BEIRUT (Reuters) -Lebanon’s president has said he believes Prime Minister-designate Saad al-Hariri is incapable of forming a government to pull the nation out of financial crisis.
President Michel Aoun’s verdict was contained in a letter read out to parliament on Friday and which will be discussed on Saturday.
The letter, seen by Reuters, follows months of political negotiations in a country where allegiances tend to follow sectarian lines.
The existing government has been acting in a caretaker capacity since resigning after a huge explosion in a portside warehouse tore through Beirut in August. The blast further complicated the task of rescuing an economy that has been in a tailspin since late 2019.
“It has become evident that the prime minister-designate is unable to form a government capable of salvation and meaningful contact with foreign financial institutions, international funds and donor countries,” Aoun, a Maronite Christian, wrote in his letter.
Hariri, a Sunni Muslim who like his assassinated father has headed several previous governments, was present during Friday’s session.
Hariri was designated in October, after a previous prime minister-designate failed to form a cabinet of technocrats.
Western and other donors, led by former colonial power France, have said Lebanon needs to form a viable cabinet of technocrats or specialists before they will release aid funds. Talks with the International Monetary Fund have stumbled.
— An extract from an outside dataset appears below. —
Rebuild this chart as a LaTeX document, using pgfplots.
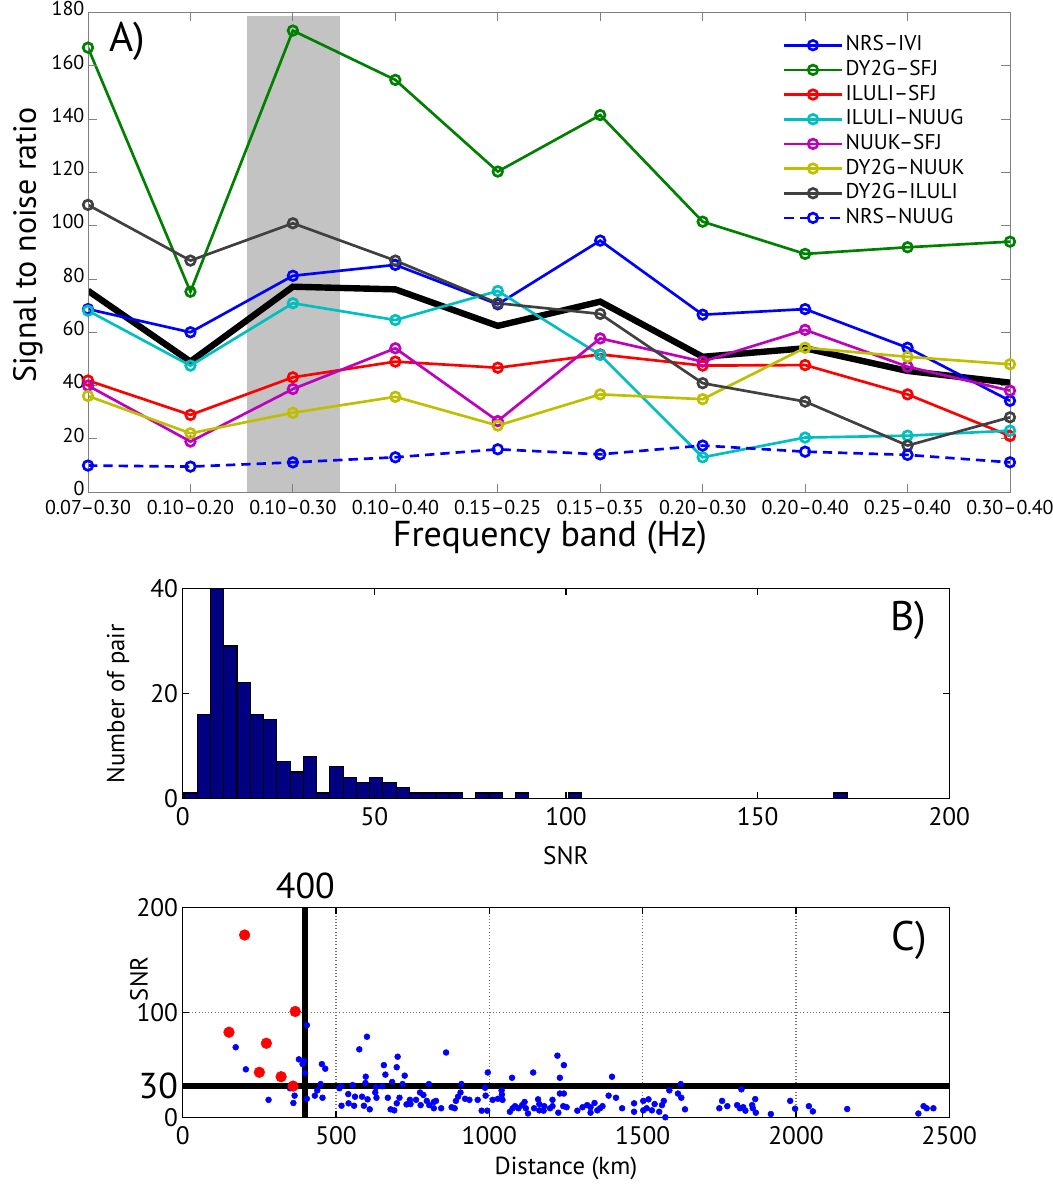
\documentclass[border=0pt]{standalone}
\usepackage{pgfplots}
\pgfplotsset{compat=1.18}
\usepackage{fontspec}
\setmainfont{PT Sans}
\definecolor{mblue}{rgb}{0,0,1}
\definecolor{mgreen}{rgb}{0,0.5,0}
\definecolor{mred}{rgb}{1,0,0}
\definecolor{mcyan}{rgb}{0,0.75,0.75}
\definecolor{mmag}{rgb}{0.75,0,0.75}
\definecolor{myel}{rgb}{0.75,0.75,0}
\definecolor{mgray}{rgb}{0.25,0.25,0.25}
\definecolor{shade}{RGB}{195,195,195}
\definecolor{navy}{rgb}{0,0,0.5}
\pgfplotsset{/pgf/number format/assume math mode=true, /pgf/number format/1000 sep={}}
\begin{document}
\begin{tikzpicture}
\path[use as bounding box] (0,0) rectangle (789.75pt,892.5pt);
% ---------------- Panel A ----------------
\begin{axis}[
  at={(66pt,523.35pt)}, anchor=south west,
  scale only axis, width=691.5pt, height=359.8pt,
  xmin=0, xmax=9, ymin=0, ymax=180,
  xtick={0,...,9},
  xticklabels={0.07--0.30,0.10--0.20,0.10--0.30,0.10--0.40,0.15--0.25,0.15--0.35,0.20--0.30,0.20--0.40,0.25--0.40,0.30--0.40},
  ytick={0,20,...,180},
  tick align=inside, major tick length=6.5pt,
  axis line style={black!50}, tick style={black!50, line width=0.6pt},
  ticklabel style={font=\fontsize{15}{16}\selectfont, inner sep=1pt},
  xticklabel style={yshift=-5pt},
  yticklabel style={yshift=2.8pt, xshift=-1.5pt},
  xlabel={Frequency band (Hz)}, ylabel={Signal to noise ratio},
  xlabel style={at={(axis description cs:0.501,-0.0955)}, anchor=center, font=\fontsize{27}{30}\selectfont},
  ylabel style={at={(axis description cs:-0.0651,0.515)}, anchor=center, font=\fontsize{24}{27}\selectfont},
  axis on top,
  legend style={at={(axis description cs:0.7535,0.958)}, anchor=north west, draw=none, fill=none,
    inner sep=0pt, font=\fontsize{16}{18}\selectfont, row sep=0pt,
    nodes={inner sep=2pt, text height=11.5pt, text depth=3pt}},
  legend cell align=left,
  legend image code/.code={\draw[mark repeat=2,mark phase=2,#1] plot coordinates {(0pt,0pt)(21.5pt,0pt)(43pt,0pt)};},
  every axis plot/.append style={line width=2pt, mark=o, mark size=3.6pt, mark options={solid}},
]
\addplot[fill=shade, draw=none, mark=none, forget plot] coordinates {(1.55,0)(2.46,0)(2.46,178.5)(1.55,178.5)} -- cycle;
\addplot[black, line width=4.8pt, mark=none, forget plot] coordinates {(0,75.6)(1,49)(2,77.1)(3,76.1)(4,62.4)(5,71.5)(6,50.8)(7,54)(8,45.5)(9,41.1)};
\addplot[mblue] coordinates {(0,68.7)(1,60)(2,81.2)(3,85.3)(4,70.5)(5,94.4)(6,66.6)(7,68.7)(8,54.2)(9,34.3)};
\addlegendentry{NRS--IVI}
\addplot[mgreen] coordinates {(0,166.8)(1,75.2)(2,173.2)(3,154.7)(4,120.3)(5,141.5)(6,101.5)(7,89.4)(8,91.9)(9,94)};
\addlegendentry{DY2G--SFJ}
\addplot[mred] coordinates {(0,41.9)(1,29)(2,43.1)(3,49)(4,46.7)(5,51.7)(6,47.5)(7,47.7)(8,36.7)(9,21.1)};
\addlegendentry{ILULI--SFJ}
\addplot[mcyan] coordinates {(0,68.1)(1,47.5)(2,70.9)(3,64.6)(4,75.5)(5,51.5)(6,13.1)(7,20.5)(8,21.2)(9,23.1)};
\addlegendentry{ILULI--NUUG}
\addplot[mmag] coordinates {(0,40)(1,19)(2,38.7)(3,54)(4,26.7)(5,57.7)(6,49)(7,60.9)(8,47.1)(9,38.1)};
\addlegendentry{NUUK--SFJ}
\addplot[myel] coordinates {(0,36.1)(1,22.1)(2,29.8)(3,35.8)(4,25)(5,36.7)(6,34.9)(7,54.2)(8,50.8)(9,48)};
\addlegendentry{DY2G--NUUK}
\addplot[mgray] coordinates {(0,107.8)(1,86.9)(2,100.9)(3,86.9)(4,70.9)(5,66.9)(6,40.9)(7,34)(8,17.5)(9,28.1)};
\addlegendentry{DY2G--ILULI}
\addplot[mblue, dash pattern=on 7pt off 4.5pt] coordinates {(0,10)(1,9.6)(2,11.2)(3,13.1)(4,16.1)(5,14.2)(6,17.5)(7,15.2)(8,14)(9,11.2)};
\addlegendentry{NRS--NUUG}
\node[anchor=base, font=\fontsize{31}{31}\selectfont] at (axis description cs:0.0428,0.918) {A)};
\end{axis}
% ---------------- Panel B ----------------
\begin{axis}[
  at={(137pt,293.8pt)}, anchor=south west,
  scale only axis, width=575pt, height=157.5pt,
  xmin=0, xmax=200, ymin=0, ymax=40,
  xtick={0,50,...,200}, ytick={0,20,40},
  tick align=inside, major tick length=5pt,
  axis line style={black, line width=0.8pt}, tick style={black, line width=0.8pt},
  ticklabel style={font=\fontsize{19}{21}\selectfont},
  xticklabel style={yshift=-3pt},
  xlabel={SNR}, ylabel={Number of pair},
  xlabel style={at={(axis description cs:0.5,-0.275)}, anchor=center, font=\fontsize{19}{21}\selectfont},
  ylabel style={at={(axis description cs:-0.0844,0.45)}, anchor=center, font=\fontsize{18.5}{21}\selectfont},
  axis on top,
]
\addplot[ybar interval, fill=navy, draw=black, line width=0.8pt] coordinates {
(0.34,1)(3.80,16)(7.26,40)(10.72,29)(14.18,22)(17.64,16)(21.10,15)(24.56,7)(28.02,5)(31.48,8)
(34.94,1)(38.40,6)(41.86,4)(45.32,3)(48.78,4)(52.24,3)(55.70,2)(59.16,1)(62.62,1)(66.08,1)
(69.54,1)(73.00,0)(76.46,1)(79.92,1)(83.38,0)(86.84,1)(90.30,0)(93.76,0)(97.22,0)(100.68,1)
(104.14,0)(107.60,0)(111.06,0)(114.52,0)(117.98,0)(121.44,0)(124.90,0)(128.36,0)(131.82,0)(135.28,0)
(138.74,0)(142.20,0)(145.66,0)(149.12,0)(152.58,0)(156.04,0)(159.50,0)(162.96,0)(166.42,0)(169.88,1)
(173.34,1)};
\node[anchor=base, font=\fontsize{31}{31}\selectfont] at (axis description cs:0.9468,0.801) {B)};
\end{axis}
% ---------------- Panel C ----------------
\begin{axis}[
  at={(137pt,54.2pt)}, anchor=south west,
  scale only axis, width=575pt, height=157.8pt,
  xmin=0, xmax=2500, ymin=0, ymax=200,
  xtick={0,500,...,2500}, ytick={0,30,100,200},
  yticklabels={0,{\fontsize{27}{27}\selectfont 30},100,200},
  tick align=inside, major tick length=5pt,
  axis line style={black, line width=0.8pt}, tick style={black, line width=0.8pt},
  ticklabel style={font=\fontsize{19}{21}\selectfont},
  xticklabel style={yshift=-3pt},
  grid=major, grid style={dotted, black!55, line width=0.9pt},
  xlabel={Distance (km)}, ylabel={SNR},
  xlabel style={at={(axis description cs:0.5,-0.239)}, anchor=center, font=\fontsize{18.5}{21}\selectfont},
  ylabel style={at={(axis description cs:-0.057,0.66)}, anchor=center, font=\fontsize{18.5}{21}\selectfont},
  clip mode=individual,
]
\addplot[black, line width=4.5pt] coordinates {(0,30)(2500,30)};
\addplot[black, line width=4.5pt] coordinates {(400,0)(400,200)};
\addplot[only marks, mark=*, mark size=2.2pt, mark options={draw=mblue, fill=mblue}] coordinates {
(405,88)(173,67)(206,46)(601,77)(576,65)(379,55.5)(396,54)(391,51)(454,51)(465,46.6)(399,42.5)(597,39)(596,33)(450,32)(554,31)(518,30)(350,28)(439,26)(511,28)(630,29)(628,24)(540,22.5)(280,17)(365,21)(361,14)(405,18)(431,21)(456,19)(562,20)(585,20)(603,17.5)(632,19)(518,11.4)(541,13.7)(559,11.4)(591,11.4)(610,8)
(859,62)(701,58)(656,50)(698,48)(661,41)(724,40)(683,34)(717,32)(803,32)(909,32)(995,43)(1222,59)(1243,50)(1143,43)(1074,38)(1230,38)(986,28.5)(651,30)(669,19)(707,19)(698,13.7)(678,8)(690,7)(730,12.7)(743,13)(741,17)(761,17)(774,24)(785,21.6)(776,12)(796,16)(804,12)(819,15)(819,9)(826,16)(843,9)(877,10)(887,9)(891,16)(898,20)(906,24)(921,18)(935,17)(962,17)(975,6.7)(993,6.7)(988,21)(1011,17)(1028,18)(1040,26)(1041,22)(1043,17)(1067,5.7)(1076,9)(1084,11)(1095,9)(1107,12)(1115,15)(1119,9)(1126,4)(1146,9)(1159,17.5)(1163,13)(1163,7)(1179,11)(1177,6.7)(1198,9)(1206,17)(1206,11)(1225,4.8)(1230,23)(1243,23)(1241,11)(1252,10)
(1400,39)(1287,6.7)(1304,10)(1319,12)(1330,10)(1330,4.8)(1343,14)(1352,7)(1361,9)(1369,11)(1389,21)(1413,19)(1433,9)(1472,13.7)(1472,5.7)(1502,16)(1502,7)(1513,9)(1519,17.5)(1530,7)(1539,13)(1554,5.7)(1563,12)(1569,16)(1574,0.4)(1587,26)(1615,23)(1624,32)(1626,19)(1638,8)(1750,9)(1759,16)(1776,11)(1808,12)(1822,27)(1817,9)(1828,10)(1835,6.7)(1857,12)(1859,9)(1867,17.7)(1869,4.8)
(1918,3.5)(1981,16)(1997,8.6)(2042,11)(2055,6)(2167,8.3)(2399,4)(2416,11)(2426,9)(2448,9)};
\addplot[only marks, mark=*, mark size=4pt, mark options={draw=mred, fill=mred}] coordinates {
(202,173.7)(367,101)(151,81.3)(273,70.8)(250,43.2)(321,39)(360,30.1)};
\node[anchor=base, font=\fontsize{27}{27}\selectfont] at (axis cs:400,200) [yshift=7pt] {400};
\node[anchor=base, font=\fontsize{31}{31}\selectfont] at (axis description cs:0.9475,0.797) {C)};
\end{axis}
\end{tikzpicture}
\end{document}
Gulf states, which in the past have provided financial support, are reluctant to step because of frustrations over the rising influence of Hezbollah, the Lebanese Shi’ite group backed by their rival Iran.
Tensions with Saudi Arabia and other Gulf Arab nations were stoked this week by disparaging comments about them by Lebanon’s foreign minister in a television interview. The minister quit his caretaker post shortly afterwards.